- [GIVEN MATERIAL]
● ● ● ● ● ● ●
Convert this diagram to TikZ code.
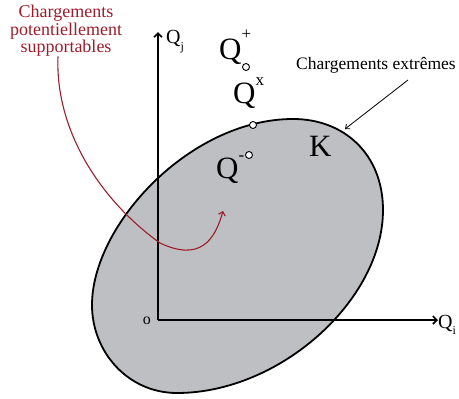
\documentclass[tikz,border=0pt]{standalone}
\usepackage{fontspec}
\setmainfont{Liberation Serif}
\usetikzlibrary{arrows.meta}
\definecolor{kgray}{RGB}{190,191,195}
\definecolor{dred}{RGB}{158,28,42}
\begin{document}
\begin{tikzpicture}[x=1pt,y=-1pt,
  big/.style={inner sep=0pt, anchor=base west, font=\fontsize{31}{31}\selectfont},
  sml/.style={inner sep=0pt, anchor=base west, font=\fontsize{20}{20}\selectfont},
  pt/.style={circle, draw=black, fill=white, line width=0.9pt, inner sep=0pt, minimum size=7pt},
  axis/.style={line width=1.8pt, -{Straight Barb[length=4pt,width=8pt,line width=1.6pt]}},
  redlbl/.style={inner sep=0pt, anchor=north, align=center, text=dred, font=\fontsize{18}{14.5}\selectfont},
  redarr/.style={draw=dred, line width=1.1pt, -{Straight Barb[length=3.5pt,width=7pt]}},
  thinarr/.style={draw=black, line width=0.8pt, -{Straight Barb[length=3.5pt,width=6pt]}}
]
\useasboundingbox (0,0) rectangle (459,399);

% region K
\filldraw[fill=kgray, draw=black, line width=1.8pt]
  (293,119) .. controls (345,119) and (383,155) .. (383,210)
  .. controls (383,300) and (280,393) .. (177,393)
  .. controls (128,393) and (92,352) .. (92,305)
  .. controls (92,225) and (190,119) .. cycle;

% axes
\coordinate (O) at (158,320);
\coordinate (jtip) at (158,32);
\coordinate (itip) at (438,320);
\draw[axis] (O) -- (jtip);
\draw[axis] (O) -- (itip);
\node[sml] (qj) at (166,43) {Q\raisebox{-0.35em}{\fontsize{12}{12}\selectfont j}};
\node[sml] (qi) at (438,328) {Q\raisebox{-0.3em}{\fontsize{12}{12}\selectfont i}};
\node[inner sep=0pt, anchor=base east, font=\fontsize{16}{16}\selectfont] (o) at (151,324) {o};

% points
\node[big] (qplus) at (219,59) {Q\raisebox{0.62em}{\fontsize{17}{17}\selectfont +}};
\node[pt] (pplus) at (246,67) {};
\node[big] (qx) at (233,103) {Q\raisebox{0.55em}{\fontsize{17}{17}\selectfont x}};
\node[pt] (px) at (253,125) {};
\node[big] (qm) at (216,178) {Q\raisebox{0.55em}{\fontsize{17}{17}\selectfont -}};
\node[pt] (pm) at (249,155) {};
\node[big] (k) at (309,156) {K};

% extreme loads
\node[inner sep=0pt, anchor=base west, font=\fontsize{17.5}{17.5}\selectfont] (ext) at (296,69) {Chargements extrêmes};
\coordinate (kb) at (345,129);
\draw[thinarr] (408,80) -- (kb);

% potentially supportable
\node[redlbl] (pot) at (66,5) {Chargements\\potentiellement\\supportables};
\coordinate (tgt) at (223,211);
\draw[redarr] ([xshift=-8pt]pot.south) .. controls (55,130) and (100,200) .. (160,243)
  .. controls (200,262) and (215,240) .. (tgt);
\end{tikzpicture}
\end{document}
● ● ● ● ● ● ●
- [INSTRUCTIONS TO FOLLOW] Do not copy the pictures, but repeat every line exactly.

- [SOLUTION TO THE EXERCISE]
Convert this diagram to TikZ code.
\documentclass[tikz,border=0pt]{standalone}
\usepackage{fontspec}
\setmainfont{Liberation Serif}
\usetikzlibrary{arrows.meta}
\definecolor{kgray}{RGB}{190,191,195}
\definecolor{dred}{RGB}{158,28,42}
\begin{document}
\begin{tikzpicture}[x=1pt,y=-1pt,
  big/.style={inner sep=0pt, anchor=base west, font=\fontsize{31}{31}\selectfont},
  sml/.style={inner sep=0pt, anchor=base west, font=\fontsize{20}{20}\selectfont},
  pt/.style={circle, draw=black, fill=white, line width=0.9pt, inner sep=0pt, minimum size=7pt},
  axis/.style={line width=1.8pt, -{Straight Barb[length=4pt,width=8pt,line width=1.6pt]}},
  redlbl/.style={inner sep=0pt, anchor=north, align=center, text=dred, font=\fontsize{18}{14.5}\selectfont},
  redarr/.style={draw=dred, line width=1.1pt, -{Straight Barb[length=3.5pt,width=7pt]}},
  thinarr/.style={draw=black, line width=0.8pt, -{Straight Barb[length=3.5pt,width=6pt]}}
]
\useasboundingbox (0,0) rectangle (459,399);

% region K
\filldraw[fill=kgray, draw=black, line width=1.8pt]
  (293,119) .. controls (345,119) and (383,155) .. (383,210)
  .. controls (383,300) and (280,393) .. (177,393)
  .. controls (128,393) and (92,352) .. (92,305)
  .. controls (92,225) and (190,119) .. cycle;

% axes
\coordinate (O) at (158,320);
\coordinate (jtip) at (158,32);
\coordinate (itip) at (438,320);
\draw[axis] (O) -- (jtip);
\draw[axis] (O) -- (itip);
\node[sml] (qj) at (166,43) {Q\raisebox{-0.35em}{\fontsize{12}{12}\selectfont j}};
\node[sml] (qi) at (438,328) {Q\raisebox{-0.3em}{\fontsize{12}{12}\selectfont i}};
\node[inner sep=0pt, anchor=base east, font=\fontsize{16}{16}\selectfont] (o) at (151,324) {o};

% points
\node[big] (qplus) at (219,59) {Q\raisebox{0.62em}{\fontsize{17}{17}\selectfont +}};
\node[pt] (pplus) at (246,67) {};
\node[big] (qx) at (233,103) {Q\raisebox{0.55em}{\fontsize{17}{17}\selectfont x}};
\node[pt] (px) at (253,125) {};
\node[big] (qm) at (216,178) {Q\raisebox{0.55em}{\fontsize{17}{17}\selectfont -}};
\node[pt] (pm) at (249,155) {};
\node[big] (k) at (309,156) {K};

% extreme loads
\node[inner sep=0pt, anchor=base west, font=\fontsize{17.5}{17.5}\selectfont] (ext) at (296,69) {Chargements extrêmes};
\coordinate (kb) at (345,129);
\draw[thinarr] (408,80) -- (kb);

% potentially supportable
\node[redlbl] (pot) at (66,5) {Chargements\\potentiellement\\supportables};
\coordinate (tgt) at (223,211);
\draw[redarr] ([xshift=-8pt]pot.south) .. controls (55,130) and (100,200) .. (160,243)
  .. controls (200,262) and (215,240) .. (tgt);
\end{tikzpicture}
\end{document}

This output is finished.